OBJECTIVE
Skip the pictures, please, and write out exactly the lines from the opening of the data through the line containing "let yTicks = [0, 0.1, 0.2, 0.3, 0.4, 0.5, 0.6, 0.7];".

DATA
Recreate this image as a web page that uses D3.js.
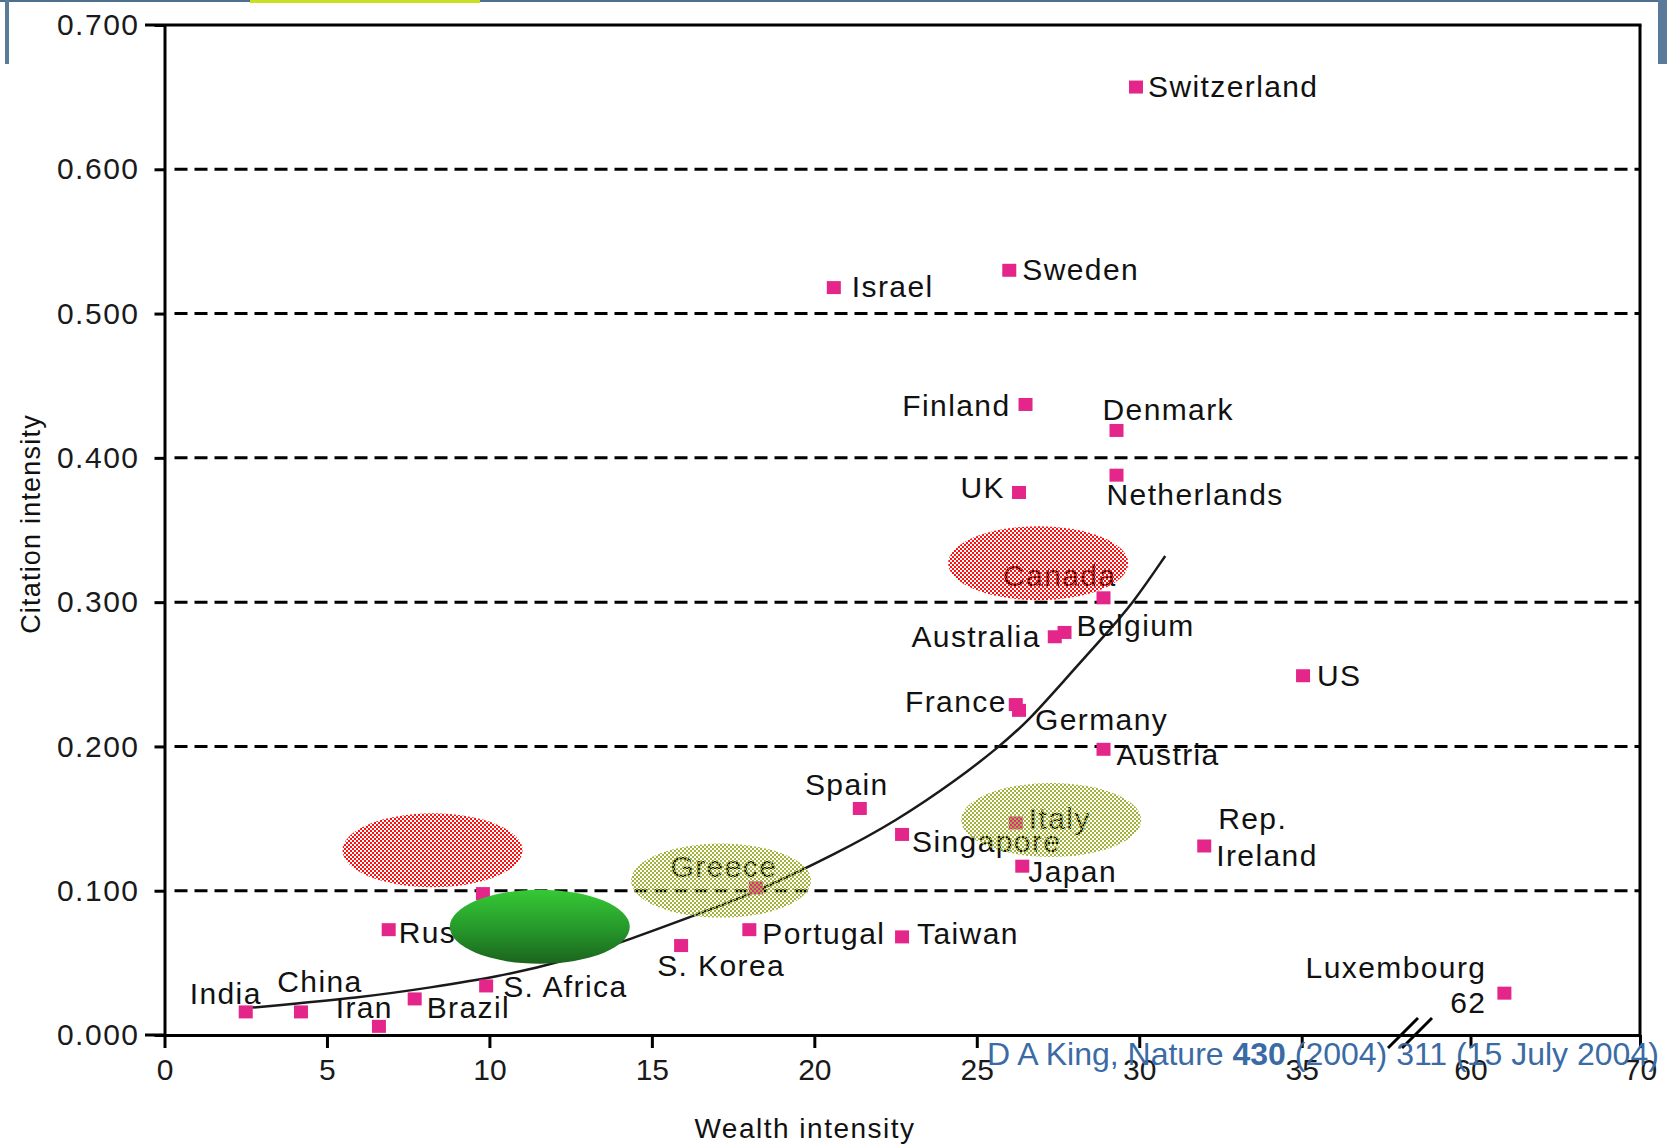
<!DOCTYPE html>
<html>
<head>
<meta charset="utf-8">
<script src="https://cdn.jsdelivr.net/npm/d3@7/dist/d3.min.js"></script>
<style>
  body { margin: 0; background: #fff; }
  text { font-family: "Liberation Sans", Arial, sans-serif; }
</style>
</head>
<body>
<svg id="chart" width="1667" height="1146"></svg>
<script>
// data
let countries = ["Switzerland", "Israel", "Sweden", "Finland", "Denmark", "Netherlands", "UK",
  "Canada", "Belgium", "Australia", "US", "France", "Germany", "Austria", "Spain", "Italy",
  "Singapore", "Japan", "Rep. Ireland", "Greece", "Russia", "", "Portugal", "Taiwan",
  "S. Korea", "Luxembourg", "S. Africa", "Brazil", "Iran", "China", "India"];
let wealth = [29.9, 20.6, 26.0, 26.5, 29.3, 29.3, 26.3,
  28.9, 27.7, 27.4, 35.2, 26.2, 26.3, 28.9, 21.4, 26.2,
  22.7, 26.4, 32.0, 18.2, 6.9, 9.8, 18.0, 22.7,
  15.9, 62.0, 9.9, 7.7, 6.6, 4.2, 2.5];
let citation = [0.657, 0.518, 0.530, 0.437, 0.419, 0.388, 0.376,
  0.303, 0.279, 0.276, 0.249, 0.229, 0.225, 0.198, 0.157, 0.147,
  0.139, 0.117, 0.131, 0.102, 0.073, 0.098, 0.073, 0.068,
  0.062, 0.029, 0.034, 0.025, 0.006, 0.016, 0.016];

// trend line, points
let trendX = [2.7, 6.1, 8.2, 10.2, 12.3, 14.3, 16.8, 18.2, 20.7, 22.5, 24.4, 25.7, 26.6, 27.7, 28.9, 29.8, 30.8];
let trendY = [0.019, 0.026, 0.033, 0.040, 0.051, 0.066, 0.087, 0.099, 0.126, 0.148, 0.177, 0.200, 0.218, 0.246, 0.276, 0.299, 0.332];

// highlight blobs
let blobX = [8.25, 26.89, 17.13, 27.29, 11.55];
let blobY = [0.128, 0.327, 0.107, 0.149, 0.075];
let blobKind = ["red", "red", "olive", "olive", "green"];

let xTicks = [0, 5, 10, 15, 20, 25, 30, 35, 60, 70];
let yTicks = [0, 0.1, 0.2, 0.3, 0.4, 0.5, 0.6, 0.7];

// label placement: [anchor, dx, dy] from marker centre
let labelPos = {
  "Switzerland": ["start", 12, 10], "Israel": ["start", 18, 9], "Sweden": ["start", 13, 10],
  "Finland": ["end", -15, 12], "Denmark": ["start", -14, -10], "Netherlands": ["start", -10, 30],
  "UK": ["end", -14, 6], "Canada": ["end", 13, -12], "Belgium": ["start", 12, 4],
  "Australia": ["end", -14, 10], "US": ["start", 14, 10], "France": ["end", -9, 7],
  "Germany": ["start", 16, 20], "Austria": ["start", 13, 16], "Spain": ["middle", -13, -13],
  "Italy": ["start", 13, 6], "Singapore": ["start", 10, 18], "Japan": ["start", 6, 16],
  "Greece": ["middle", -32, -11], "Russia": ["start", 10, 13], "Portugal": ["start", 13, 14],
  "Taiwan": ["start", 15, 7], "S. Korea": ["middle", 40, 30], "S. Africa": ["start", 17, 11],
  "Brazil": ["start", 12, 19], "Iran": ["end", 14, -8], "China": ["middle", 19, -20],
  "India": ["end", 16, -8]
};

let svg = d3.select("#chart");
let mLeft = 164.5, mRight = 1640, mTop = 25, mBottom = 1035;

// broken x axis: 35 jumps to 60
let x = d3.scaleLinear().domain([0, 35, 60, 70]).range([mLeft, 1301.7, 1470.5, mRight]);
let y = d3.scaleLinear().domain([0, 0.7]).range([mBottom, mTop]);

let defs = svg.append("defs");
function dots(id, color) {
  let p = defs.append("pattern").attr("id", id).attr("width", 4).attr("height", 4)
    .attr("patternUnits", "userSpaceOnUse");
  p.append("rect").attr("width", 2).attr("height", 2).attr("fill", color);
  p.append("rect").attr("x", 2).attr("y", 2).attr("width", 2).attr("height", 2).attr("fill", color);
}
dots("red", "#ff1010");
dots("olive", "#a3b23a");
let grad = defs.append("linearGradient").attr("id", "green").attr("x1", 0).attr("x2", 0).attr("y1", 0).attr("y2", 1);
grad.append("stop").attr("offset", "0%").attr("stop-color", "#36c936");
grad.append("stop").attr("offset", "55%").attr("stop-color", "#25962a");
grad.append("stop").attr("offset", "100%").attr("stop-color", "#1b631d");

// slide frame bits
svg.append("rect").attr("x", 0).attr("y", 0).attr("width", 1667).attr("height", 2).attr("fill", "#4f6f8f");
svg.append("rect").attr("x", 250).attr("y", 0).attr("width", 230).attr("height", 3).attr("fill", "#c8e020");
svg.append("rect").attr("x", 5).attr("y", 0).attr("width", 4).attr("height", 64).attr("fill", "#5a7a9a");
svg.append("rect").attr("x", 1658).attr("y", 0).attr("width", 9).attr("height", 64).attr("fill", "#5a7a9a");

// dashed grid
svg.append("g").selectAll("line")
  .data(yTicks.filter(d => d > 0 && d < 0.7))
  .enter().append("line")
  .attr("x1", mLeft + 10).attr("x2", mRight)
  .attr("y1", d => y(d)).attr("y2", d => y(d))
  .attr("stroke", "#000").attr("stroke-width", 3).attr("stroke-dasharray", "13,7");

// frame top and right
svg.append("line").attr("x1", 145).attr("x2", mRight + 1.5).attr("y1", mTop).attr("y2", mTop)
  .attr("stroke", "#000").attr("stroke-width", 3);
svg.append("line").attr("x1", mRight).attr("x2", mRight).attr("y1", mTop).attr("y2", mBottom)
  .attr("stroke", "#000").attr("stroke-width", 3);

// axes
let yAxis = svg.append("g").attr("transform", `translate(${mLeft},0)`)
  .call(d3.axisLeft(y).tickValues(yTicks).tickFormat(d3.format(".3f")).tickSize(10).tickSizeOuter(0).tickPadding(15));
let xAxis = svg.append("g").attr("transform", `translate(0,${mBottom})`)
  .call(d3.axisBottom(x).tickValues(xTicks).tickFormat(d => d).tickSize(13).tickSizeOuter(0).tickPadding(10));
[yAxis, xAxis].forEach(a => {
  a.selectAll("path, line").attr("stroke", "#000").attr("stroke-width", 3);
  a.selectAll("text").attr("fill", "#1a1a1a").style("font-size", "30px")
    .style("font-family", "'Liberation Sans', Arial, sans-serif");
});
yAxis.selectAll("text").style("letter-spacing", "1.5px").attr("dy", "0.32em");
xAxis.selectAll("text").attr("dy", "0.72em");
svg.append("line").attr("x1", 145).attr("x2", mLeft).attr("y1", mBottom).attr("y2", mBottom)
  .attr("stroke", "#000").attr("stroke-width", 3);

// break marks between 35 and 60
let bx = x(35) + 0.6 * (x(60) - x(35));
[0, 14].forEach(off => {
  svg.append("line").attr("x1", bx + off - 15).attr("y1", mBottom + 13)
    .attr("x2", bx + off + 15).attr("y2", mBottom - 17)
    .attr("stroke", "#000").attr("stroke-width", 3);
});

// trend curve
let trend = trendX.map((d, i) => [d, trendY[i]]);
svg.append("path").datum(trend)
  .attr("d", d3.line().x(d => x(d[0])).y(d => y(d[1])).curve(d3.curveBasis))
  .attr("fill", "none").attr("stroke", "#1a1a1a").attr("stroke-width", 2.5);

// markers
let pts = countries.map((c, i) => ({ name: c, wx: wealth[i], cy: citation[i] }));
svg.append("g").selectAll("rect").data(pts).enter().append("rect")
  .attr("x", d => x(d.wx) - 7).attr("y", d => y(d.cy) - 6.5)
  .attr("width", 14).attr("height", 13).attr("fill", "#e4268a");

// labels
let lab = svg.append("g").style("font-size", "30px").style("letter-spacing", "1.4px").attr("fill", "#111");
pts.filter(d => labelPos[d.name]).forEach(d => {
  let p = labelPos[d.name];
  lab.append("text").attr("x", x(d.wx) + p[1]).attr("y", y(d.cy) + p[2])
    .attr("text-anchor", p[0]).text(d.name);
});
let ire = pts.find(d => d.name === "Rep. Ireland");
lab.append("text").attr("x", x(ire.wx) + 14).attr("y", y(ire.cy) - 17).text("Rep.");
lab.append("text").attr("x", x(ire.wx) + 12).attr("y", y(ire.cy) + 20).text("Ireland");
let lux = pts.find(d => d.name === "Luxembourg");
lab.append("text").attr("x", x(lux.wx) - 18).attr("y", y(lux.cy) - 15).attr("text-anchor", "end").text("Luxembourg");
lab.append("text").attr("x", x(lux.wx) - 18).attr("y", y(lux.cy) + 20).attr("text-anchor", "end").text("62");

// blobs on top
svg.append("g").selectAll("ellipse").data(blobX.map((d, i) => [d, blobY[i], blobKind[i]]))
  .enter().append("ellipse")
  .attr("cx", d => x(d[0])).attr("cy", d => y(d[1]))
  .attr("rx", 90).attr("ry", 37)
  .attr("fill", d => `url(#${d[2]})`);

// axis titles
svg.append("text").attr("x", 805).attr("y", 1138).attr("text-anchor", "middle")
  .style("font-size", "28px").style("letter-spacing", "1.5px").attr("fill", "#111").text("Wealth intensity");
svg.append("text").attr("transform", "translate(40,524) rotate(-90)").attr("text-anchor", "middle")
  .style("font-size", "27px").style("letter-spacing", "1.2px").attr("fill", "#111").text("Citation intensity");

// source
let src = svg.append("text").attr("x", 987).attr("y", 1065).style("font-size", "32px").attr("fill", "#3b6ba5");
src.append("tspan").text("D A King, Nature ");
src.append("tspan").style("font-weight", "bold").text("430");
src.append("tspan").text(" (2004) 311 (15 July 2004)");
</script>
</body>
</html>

RIGHT ANSWER
Recreate this image as a web page that uses D3.js.
<!DOCTYPE html>
<html>
<head>
<meta charset="utf-8">
<script src="https://cdn.jsdelivr.net/npm/d3@7/dist/d3.min.js"></script>
<style>
  body { margin: 0; background: #fff; }
  text { font-family: "Liberation Sans", Arial, sans-serif; }
</style>
</head>
<body>
<svg id="chart" width="1667" height="1146"></svg>
<script>
// data
let countries = ["Switzerland", "Israel", "Sweden", "Finland", "Denmark", "Netherlands", "UK",
  "Canada", "Belgium", "Australia", "US", "France", "Germany", "Austria", "Spain", "Italy",
  "Singapore", "Japan", "Rep. Ireland", "Greece", "Russia", "", "Portugal", "Taiwan",
  "S. Korea", "Luxembourg", "S. Africa", "Brazil", "Iran", "China", "India"];
let wealth = [29.9, 20.6, 26.0, 26.5, 29.3, 29.3, 26.3,
  28.9, 27.7, 27.4, 35.2, 26.2, 26.3, 28.9, 21.4, 26.2,
  22.7, 26.4, 32.0, 18.2, 6.9, 9.8, 18.0, 22.7,
  15.9, 62.0, 9.9, 7.7, 6.6, 4.2, 2.5];
let citation = [0.657, 0.518, 0.530, 0.437, 0.419, 0.388, 0.376,
  0.303, 0.279, 0.276, 0.249, 0.229, 0.225, 0.198, 0.157, 0.147,
  0.139, 0.117, 0.131, 0.102, 0.073, 0.098, 0.073, 0.068,
  0.062, 0.029, 0.034, 0.025, 0.006, 0.016, 0.016];

// trend line, points
let trendX = [2.7, 6.1, 8.2, 10.2, 12.3, 14.3, 16.8, 18.2, 20.7, 22.5, 24.4, 25.7, 26.6, 27.7, 28.9, 29.8, 30.8];
let trendY = [0.019, 0.026, 0.033, 0.040, 0.051, 0.066, 0.087, 0.099, 0.126, 0.148, 0.177, 0.200, 0.218, 0.246, 0.276, 0.299, 0.332];

// highlight blobs
let blobX = [8.25, 26.89, 17.13, 27.29, 11.55];
let blobY = [0.128, 0.327, 0.107, 0.149, 0.075];
let blobKind = ["red", "red", "olive", "olive", "green"];

let xTicks = [0, 5, 10, 15, 20, 25, 30, 35, 60, 70];
let yTicks = [0, 0.1, 0.2, 0.3, 0.4, 0.5, 0.6, 0.7];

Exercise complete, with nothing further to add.